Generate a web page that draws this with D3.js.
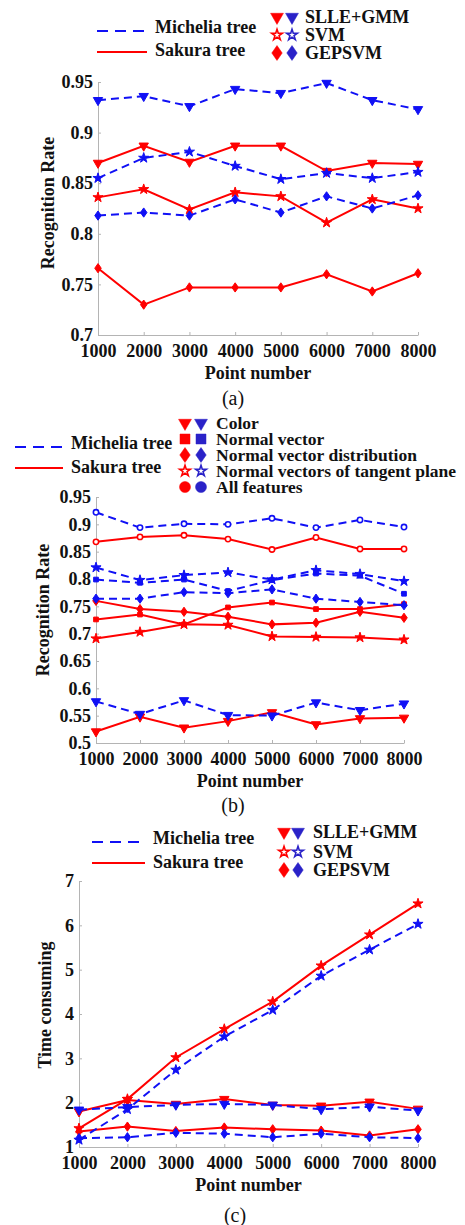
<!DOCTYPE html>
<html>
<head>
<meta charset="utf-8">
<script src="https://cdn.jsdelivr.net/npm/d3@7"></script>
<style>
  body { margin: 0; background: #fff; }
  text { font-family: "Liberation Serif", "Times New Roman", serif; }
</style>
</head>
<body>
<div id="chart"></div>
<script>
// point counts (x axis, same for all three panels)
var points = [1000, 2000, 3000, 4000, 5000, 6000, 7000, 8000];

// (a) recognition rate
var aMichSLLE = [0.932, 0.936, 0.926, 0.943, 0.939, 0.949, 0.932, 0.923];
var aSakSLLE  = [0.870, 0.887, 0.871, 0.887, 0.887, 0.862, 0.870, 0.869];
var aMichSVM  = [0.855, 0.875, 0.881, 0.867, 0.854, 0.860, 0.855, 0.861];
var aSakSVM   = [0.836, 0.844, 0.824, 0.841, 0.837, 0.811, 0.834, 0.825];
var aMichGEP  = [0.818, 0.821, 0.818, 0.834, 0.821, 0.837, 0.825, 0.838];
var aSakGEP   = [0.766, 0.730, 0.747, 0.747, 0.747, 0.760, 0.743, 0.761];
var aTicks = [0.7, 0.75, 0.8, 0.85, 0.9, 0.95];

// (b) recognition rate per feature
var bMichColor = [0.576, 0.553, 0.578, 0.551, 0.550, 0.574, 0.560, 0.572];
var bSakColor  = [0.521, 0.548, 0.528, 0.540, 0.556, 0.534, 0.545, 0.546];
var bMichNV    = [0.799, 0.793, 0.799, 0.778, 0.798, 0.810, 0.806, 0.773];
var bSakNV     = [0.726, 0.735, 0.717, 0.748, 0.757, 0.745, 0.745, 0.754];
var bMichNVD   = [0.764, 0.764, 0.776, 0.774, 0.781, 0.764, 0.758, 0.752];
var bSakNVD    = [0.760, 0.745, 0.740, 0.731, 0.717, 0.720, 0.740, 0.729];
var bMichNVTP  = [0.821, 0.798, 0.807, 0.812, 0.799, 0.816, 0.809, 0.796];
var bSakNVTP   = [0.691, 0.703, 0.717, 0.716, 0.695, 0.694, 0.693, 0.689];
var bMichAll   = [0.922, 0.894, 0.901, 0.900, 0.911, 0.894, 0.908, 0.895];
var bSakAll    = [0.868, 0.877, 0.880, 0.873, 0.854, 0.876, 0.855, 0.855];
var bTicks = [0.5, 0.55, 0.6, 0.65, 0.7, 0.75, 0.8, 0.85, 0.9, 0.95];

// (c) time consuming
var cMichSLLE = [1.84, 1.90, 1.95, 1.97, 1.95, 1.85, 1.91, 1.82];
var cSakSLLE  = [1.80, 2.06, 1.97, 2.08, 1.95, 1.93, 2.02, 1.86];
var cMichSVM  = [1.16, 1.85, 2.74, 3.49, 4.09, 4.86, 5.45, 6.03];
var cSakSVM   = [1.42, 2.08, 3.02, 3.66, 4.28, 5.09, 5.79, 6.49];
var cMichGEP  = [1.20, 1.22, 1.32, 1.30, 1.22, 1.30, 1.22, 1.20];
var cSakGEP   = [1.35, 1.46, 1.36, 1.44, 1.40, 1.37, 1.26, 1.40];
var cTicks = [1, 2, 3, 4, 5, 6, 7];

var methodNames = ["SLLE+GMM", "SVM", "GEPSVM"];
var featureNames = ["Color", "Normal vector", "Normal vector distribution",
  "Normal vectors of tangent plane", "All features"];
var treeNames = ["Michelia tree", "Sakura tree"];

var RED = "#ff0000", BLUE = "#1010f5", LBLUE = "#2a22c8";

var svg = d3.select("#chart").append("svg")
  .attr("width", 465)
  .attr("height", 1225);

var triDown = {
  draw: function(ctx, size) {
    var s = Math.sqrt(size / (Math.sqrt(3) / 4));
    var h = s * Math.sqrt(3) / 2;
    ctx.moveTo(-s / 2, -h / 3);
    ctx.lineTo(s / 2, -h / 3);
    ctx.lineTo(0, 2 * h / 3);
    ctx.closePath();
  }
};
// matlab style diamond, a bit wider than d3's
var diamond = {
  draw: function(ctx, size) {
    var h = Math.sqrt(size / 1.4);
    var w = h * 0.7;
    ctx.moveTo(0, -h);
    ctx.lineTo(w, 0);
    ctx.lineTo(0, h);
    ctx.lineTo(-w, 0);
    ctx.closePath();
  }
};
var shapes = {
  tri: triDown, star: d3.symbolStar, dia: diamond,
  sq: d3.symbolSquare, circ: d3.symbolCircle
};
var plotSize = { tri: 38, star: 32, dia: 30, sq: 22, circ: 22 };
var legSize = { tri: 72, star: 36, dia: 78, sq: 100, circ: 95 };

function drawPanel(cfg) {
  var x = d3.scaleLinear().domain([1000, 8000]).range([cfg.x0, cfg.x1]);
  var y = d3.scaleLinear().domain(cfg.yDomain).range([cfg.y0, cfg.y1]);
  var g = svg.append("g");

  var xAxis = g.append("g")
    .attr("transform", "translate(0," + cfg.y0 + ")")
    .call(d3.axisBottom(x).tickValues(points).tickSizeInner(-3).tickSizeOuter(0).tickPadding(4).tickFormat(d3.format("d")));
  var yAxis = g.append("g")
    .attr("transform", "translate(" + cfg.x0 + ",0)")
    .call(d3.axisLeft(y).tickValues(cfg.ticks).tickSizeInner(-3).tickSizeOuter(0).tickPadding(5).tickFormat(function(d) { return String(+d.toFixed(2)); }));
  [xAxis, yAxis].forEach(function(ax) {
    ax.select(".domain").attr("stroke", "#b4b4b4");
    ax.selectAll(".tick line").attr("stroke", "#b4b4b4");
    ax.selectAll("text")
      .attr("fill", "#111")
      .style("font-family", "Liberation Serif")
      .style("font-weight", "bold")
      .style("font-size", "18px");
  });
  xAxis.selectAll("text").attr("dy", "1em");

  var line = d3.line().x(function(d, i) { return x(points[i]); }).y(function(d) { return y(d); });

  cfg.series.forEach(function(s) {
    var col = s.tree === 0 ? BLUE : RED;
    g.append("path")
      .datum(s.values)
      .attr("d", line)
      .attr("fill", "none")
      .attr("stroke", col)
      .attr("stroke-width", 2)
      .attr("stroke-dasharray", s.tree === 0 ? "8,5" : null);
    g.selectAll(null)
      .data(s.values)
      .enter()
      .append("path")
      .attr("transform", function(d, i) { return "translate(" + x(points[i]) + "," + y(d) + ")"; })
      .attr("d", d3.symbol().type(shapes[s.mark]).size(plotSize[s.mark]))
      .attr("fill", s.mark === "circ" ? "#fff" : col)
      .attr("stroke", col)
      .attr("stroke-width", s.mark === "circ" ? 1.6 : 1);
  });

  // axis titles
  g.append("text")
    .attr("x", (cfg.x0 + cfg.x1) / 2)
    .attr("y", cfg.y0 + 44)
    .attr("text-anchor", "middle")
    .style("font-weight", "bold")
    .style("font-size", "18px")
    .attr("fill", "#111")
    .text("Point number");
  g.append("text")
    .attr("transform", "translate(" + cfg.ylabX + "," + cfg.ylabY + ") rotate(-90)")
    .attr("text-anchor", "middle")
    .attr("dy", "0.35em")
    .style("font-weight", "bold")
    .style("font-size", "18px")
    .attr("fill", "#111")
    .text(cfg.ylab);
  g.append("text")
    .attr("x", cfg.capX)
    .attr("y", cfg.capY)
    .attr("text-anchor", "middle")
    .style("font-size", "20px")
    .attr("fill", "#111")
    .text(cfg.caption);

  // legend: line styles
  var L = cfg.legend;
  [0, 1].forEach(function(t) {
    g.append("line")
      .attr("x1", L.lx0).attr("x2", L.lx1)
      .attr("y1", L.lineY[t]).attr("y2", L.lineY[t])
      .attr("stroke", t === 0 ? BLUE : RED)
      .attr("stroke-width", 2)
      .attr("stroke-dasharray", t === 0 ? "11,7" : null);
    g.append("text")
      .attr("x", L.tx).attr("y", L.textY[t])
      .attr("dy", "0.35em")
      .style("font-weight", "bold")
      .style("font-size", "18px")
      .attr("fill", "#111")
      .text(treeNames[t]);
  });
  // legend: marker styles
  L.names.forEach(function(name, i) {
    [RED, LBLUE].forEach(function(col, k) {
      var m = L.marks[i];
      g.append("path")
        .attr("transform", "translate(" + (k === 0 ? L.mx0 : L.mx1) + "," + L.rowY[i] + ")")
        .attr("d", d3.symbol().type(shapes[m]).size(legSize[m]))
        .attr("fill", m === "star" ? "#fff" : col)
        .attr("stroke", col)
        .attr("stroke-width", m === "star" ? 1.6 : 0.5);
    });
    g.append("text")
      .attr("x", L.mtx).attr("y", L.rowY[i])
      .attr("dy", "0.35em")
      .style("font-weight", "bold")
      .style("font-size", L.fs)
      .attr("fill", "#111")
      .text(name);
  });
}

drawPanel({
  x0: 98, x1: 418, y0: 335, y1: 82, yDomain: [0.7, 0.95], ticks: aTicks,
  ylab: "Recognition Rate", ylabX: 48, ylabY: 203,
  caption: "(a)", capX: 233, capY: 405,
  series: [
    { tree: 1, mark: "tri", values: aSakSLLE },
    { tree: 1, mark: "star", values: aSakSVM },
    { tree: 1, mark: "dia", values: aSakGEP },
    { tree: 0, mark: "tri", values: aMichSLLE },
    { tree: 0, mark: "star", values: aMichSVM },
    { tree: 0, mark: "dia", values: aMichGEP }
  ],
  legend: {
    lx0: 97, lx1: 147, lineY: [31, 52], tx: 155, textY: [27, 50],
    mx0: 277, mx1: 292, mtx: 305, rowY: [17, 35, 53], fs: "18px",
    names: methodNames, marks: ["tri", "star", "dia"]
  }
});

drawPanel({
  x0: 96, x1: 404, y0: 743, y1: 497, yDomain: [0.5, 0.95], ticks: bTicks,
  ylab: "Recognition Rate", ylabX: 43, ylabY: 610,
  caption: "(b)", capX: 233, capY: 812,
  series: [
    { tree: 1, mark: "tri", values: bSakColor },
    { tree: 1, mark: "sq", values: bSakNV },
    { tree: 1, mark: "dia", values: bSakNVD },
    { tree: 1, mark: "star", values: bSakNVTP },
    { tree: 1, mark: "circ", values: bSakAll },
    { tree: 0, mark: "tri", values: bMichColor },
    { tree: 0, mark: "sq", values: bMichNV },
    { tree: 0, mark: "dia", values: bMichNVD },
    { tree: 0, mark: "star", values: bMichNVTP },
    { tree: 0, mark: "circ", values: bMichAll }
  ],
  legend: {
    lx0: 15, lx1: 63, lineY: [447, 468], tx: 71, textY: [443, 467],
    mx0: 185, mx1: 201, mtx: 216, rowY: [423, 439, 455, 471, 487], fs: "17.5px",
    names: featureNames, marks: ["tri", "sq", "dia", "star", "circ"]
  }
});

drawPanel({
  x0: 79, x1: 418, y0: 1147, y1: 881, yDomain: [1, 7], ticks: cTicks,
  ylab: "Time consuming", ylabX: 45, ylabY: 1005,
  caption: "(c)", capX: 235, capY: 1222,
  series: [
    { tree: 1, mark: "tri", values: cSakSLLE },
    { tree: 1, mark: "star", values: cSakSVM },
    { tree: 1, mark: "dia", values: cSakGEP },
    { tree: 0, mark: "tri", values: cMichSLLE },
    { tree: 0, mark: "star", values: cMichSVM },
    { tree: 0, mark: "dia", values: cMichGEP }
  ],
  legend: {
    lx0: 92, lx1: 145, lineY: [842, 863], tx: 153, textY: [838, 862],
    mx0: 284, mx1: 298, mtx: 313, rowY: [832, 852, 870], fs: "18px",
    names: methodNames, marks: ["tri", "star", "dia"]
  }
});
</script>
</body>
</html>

* * *

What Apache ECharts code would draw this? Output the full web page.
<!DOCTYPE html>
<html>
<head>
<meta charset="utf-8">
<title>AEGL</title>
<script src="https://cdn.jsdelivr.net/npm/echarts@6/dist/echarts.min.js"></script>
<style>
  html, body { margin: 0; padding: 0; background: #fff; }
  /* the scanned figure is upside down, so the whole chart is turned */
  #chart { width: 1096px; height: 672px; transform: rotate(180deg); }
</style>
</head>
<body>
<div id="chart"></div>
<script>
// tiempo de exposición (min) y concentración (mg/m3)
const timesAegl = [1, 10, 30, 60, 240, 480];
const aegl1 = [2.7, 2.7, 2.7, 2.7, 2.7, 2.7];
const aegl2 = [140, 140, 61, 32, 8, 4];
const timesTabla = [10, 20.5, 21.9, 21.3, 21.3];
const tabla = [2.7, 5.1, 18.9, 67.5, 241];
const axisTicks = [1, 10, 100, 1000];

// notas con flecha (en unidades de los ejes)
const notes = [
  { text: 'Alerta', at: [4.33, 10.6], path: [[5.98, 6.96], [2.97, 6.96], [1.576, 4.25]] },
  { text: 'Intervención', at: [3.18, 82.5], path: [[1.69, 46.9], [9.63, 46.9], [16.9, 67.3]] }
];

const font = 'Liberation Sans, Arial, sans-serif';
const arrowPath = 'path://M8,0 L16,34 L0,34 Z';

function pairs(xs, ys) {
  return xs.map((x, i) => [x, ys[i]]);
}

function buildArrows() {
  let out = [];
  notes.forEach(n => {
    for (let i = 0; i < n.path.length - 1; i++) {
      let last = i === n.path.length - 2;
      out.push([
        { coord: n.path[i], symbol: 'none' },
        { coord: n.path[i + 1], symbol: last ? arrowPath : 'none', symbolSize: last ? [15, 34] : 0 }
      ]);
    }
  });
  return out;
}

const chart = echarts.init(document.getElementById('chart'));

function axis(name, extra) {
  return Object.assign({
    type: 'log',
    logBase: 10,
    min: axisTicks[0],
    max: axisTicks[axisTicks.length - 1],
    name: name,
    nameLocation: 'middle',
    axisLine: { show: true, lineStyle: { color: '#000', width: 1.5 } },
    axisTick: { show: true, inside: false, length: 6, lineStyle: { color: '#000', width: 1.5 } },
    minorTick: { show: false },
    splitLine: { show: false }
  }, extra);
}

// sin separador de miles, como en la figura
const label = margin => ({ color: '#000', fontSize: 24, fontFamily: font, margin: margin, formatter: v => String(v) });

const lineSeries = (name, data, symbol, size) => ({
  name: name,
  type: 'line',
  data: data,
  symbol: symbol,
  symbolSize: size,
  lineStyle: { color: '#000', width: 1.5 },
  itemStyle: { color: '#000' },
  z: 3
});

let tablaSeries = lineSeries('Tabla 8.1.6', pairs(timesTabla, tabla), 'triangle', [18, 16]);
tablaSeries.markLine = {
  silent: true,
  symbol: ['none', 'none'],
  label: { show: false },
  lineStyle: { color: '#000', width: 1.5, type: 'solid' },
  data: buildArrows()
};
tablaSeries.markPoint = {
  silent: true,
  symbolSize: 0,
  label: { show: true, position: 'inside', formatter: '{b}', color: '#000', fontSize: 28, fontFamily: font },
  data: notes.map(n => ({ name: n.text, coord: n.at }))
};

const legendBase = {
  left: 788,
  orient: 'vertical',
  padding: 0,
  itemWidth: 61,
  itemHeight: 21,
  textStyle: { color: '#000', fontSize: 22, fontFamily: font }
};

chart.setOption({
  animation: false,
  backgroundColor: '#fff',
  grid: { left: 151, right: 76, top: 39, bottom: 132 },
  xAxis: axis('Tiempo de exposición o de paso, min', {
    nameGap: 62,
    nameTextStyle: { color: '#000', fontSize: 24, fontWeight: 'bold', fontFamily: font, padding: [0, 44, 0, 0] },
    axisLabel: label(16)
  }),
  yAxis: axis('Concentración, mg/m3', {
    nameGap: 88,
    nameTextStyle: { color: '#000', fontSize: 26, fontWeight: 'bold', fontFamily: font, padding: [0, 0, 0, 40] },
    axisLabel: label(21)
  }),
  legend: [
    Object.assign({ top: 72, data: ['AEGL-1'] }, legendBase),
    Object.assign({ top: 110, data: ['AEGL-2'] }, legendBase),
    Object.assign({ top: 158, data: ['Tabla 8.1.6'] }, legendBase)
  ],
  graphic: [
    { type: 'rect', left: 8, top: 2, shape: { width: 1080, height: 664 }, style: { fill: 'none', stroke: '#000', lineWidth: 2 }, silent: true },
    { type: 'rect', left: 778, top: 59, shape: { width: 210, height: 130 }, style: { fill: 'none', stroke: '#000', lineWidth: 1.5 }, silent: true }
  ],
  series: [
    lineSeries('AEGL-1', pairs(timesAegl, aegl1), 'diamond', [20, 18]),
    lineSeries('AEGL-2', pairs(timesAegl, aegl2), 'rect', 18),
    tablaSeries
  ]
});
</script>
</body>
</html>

--

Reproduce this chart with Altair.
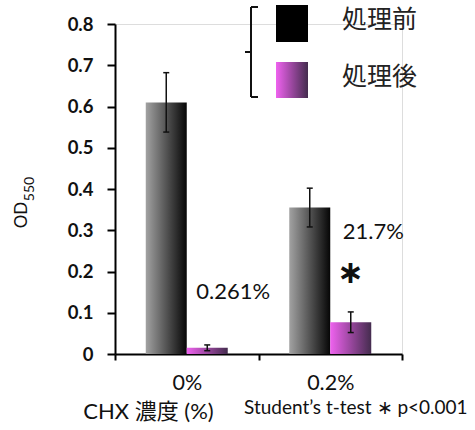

#### Work to complete:
Write out, exactly as they stand, the lines from the one containing "What Apache ECharts" through the one containing "const axisTicks = [1, 10, 100, 1000];", both ends included.

#### Task output:
What Apache ECharts code would draw this? Output the full web page.
<!DOCTYPE html>
<html>
<head>
<meta charset="utf-8">
<title>AEGL</title>
<script src="https://cdn.jsdelivr.net/npm/echarts@6/dist/echarts.min.js"></script>
<style>
  html, body { margin: 0; padding: 0; background: #fff; }
  /* the scanned figure is upside down, so the whole chart is turned */
  #chart { width: 1096px; height: 672px; transform: rotate(180deg); }
</style>
</head>
<body>
<div id="chart"></div>
<script>
// tiempo de exposición (min) y concentración (mg/m3)
const timesAegl = [1, 10, 30, 60, 240, 480];
const aegl1 = [2.7, 2.7, 2.7, 2.7, 2.7, 2.7];
const aegl2 = [140, 140, 61, 32, 8, 4];
const timesTabla = [10, 20.5, 21.9, 21.3, 21.3];
const tabla = [2.7, 5.1, 18.9, 67.5, 241];
const axisTicks = [1, 10, 100, 1000];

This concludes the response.